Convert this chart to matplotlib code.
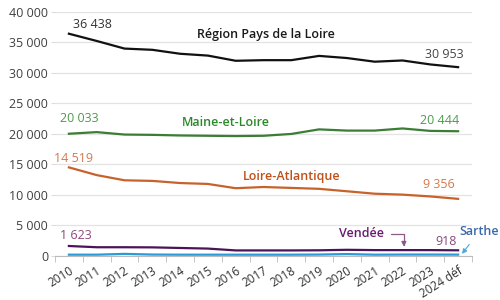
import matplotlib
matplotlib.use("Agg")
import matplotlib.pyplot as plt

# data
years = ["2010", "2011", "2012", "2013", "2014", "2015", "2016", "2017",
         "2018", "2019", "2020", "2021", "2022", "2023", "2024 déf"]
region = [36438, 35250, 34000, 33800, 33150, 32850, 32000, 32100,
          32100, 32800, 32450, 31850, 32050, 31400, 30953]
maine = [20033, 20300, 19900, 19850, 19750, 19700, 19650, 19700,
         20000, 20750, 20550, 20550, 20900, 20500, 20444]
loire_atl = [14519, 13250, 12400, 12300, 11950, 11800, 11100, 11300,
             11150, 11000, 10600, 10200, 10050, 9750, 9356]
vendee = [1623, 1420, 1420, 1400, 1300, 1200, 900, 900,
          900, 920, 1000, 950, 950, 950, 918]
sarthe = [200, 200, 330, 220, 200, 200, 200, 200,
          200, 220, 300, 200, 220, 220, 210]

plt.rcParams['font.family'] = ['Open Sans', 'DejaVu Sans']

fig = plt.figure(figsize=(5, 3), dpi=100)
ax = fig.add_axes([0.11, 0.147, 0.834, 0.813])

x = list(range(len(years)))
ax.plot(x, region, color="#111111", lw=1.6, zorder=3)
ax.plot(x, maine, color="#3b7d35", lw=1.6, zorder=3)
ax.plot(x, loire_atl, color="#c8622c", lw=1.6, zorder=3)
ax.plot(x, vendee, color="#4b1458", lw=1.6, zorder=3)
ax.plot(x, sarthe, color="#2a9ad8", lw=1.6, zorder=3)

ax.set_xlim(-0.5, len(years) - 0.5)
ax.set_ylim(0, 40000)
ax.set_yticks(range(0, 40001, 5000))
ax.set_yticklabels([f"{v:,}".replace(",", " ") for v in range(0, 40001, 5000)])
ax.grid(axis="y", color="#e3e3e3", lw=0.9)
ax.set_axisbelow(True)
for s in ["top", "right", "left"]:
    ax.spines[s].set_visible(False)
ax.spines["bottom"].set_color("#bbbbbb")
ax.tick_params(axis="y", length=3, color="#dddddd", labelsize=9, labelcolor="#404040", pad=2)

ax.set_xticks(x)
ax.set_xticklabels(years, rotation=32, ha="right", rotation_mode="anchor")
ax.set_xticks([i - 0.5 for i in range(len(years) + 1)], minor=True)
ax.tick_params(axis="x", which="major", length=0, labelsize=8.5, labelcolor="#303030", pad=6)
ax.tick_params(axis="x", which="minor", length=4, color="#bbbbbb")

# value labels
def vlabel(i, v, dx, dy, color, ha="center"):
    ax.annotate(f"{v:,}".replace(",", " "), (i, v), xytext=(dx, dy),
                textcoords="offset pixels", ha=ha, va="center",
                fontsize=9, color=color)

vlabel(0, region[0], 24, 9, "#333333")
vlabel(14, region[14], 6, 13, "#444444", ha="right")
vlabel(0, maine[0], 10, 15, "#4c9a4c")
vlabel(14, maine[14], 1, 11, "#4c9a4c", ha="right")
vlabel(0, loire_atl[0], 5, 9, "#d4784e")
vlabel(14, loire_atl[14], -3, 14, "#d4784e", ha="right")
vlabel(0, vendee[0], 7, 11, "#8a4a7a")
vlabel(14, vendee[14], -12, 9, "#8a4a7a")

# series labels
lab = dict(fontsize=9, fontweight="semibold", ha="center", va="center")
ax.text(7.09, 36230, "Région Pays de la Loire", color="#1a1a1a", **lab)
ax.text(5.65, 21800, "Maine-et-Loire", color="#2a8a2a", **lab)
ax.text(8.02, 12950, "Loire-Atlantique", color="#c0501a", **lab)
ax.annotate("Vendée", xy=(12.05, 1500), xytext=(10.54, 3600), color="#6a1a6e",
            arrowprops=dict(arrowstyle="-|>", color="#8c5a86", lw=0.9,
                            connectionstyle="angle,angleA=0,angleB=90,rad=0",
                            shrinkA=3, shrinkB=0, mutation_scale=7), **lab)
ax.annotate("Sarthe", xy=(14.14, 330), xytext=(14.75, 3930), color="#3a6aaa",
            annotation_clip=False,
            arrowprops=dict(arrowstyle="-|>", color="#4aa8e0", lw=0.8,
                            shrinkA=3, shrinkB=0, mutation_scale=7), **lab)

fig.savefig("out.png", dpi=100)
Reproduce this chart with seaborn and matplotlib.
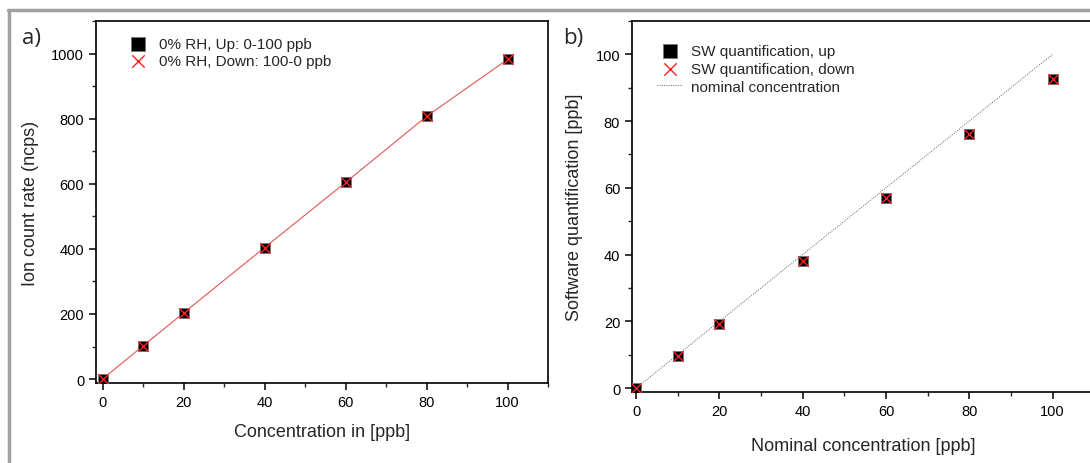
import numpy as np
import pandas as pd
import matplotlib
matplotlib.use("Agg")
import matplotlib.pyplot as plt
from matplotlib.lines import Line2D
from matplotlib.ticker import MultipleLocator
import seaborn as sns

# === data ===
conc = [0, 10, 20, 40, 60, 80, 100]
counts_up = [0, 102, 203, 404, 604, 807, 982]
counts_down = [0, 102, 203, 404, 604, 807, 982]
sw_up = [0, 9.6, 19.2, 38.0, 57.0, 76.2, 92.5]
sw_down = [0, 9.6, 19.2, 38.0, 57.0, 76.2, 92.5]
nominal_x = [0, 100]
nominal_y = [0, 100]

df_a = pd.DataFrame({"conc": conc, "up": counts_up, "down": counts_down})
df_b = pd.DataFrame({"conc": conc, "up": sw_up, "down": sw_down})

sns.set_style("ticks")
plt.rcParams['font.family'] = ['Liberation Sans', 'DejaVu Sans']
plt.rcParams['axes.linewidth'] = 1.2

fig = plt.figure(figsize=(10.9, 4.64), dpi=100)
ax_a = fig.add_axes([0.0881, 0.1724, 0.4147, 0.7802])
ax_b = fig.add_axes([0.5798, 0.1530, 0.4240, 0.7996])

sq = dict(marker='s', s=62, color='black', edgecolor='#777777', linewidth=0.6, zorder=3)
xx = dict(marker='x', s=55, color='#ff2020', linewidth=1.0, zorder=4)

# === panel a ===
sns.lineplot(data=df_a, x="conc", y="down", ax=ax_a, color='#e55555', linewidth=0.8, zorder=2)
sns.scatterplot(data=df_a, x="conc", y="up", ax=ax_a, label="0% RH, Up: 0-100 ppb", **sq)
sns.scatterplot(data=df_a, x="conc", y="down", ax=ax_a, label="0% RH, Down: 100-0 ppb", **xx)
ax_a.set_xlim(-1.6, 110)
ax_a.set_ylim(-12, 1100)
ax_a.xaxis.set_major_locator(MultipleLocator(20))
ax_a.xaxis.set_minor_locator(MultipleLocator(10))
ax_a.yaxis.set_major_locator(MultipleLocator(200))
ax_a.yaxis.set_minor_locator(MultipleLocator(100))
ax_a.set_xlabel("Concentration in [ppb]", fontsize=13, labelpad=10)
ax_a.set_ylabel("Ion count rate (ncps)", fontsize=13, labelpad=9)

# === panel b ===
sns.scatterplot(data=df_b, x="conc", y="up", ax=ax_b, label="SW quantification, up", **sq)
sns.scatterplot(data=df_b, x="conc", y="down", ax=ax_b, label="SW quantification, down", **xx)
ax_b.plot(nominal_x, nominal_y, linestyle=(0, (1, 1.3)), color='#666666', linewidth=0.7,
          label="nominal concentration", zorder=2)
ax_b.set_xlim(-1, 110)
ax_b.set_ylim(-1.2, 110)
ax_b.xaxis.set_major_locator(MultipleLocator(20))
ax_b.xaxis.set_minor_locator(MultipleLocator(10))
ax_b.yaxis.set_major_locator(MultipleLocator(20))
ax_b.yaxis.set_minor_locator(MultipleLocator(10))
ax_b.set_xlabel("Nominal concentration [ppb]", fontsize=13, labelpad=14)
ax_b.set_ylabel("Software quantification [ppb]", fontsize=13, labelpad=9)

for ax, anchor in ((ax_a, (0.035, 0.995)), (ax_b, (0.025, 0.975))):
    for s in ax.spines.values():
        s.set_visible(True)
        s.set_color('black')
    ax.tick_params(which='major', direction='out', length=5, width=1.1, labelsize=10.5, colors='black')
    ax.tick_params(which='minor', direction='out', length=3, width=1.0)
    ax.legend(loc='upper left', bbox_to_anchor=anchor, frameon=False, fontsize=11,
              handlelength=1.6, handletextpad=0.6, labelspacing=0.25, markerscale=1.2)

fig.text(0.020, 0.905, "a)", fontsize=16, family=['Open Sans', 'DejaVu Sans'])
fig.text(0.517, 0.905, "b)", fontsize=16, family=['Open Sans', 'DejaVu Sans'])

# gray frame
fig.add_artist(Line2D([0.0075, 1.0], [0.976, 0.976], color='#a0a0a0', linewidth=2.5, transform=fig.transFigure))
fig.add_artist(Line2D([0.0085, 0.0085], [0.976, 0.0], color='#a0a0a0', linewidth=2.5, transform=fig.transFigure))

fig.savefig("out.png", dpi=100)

○ ○ ○

Requirement: Without the pictures, please reproduce each line of the listing above exactly, from the first one through the line bearing "ax = fig.add_axes([0.11, 0.147, 0.834, 0.813])".

Written solution:
Convert this chart to matplotlib code.
import matplotlib
matplotlib.use("Agg")
import matplotlib.pyplot as plt

# data
years = ["2010", "2011", "2012", "2013", "2014", "2015", "2016", "2017",
         "2018", "2019", "2020", "2021", "2022", "2023", "2024 déf"]
region = [36438, 35250, 34000, 33800, 33150, 32850, 32000, 32100,
          32100, 32800, 32450, 31850, 32050, 31400, 30953]
maine = [20033, 20300, 19900, 19850, 19750, 19700, 19650, 19700,
         20000, 20750, 20550, 20550, 20900, 20500, 20444]
loire_atl = [14519, 13250, 12400, 12300, 11950, 11800, 11100, 11300,
             11150, 11000, 10600, 10200, 10050, 9750, 9356]
vendee = [1623, 1420, 1420, 1400, 1300, 1200, 900, 900,
          900, 920, 1000, 950, 950, 950, 918]
sarthe = [200, 200, 330, 220, 200, 200, 200, 200,
          200, 220, 300, 200, 220, 220, 210]

plt.rcParams['font.family'] = ['Open Sans', 'DejaVu Sans']

fig = plt.figure(figsize=(5, 3), dpi=100)
ax = fig.add_axes([0.11, 0.147, 0.834, 0.813])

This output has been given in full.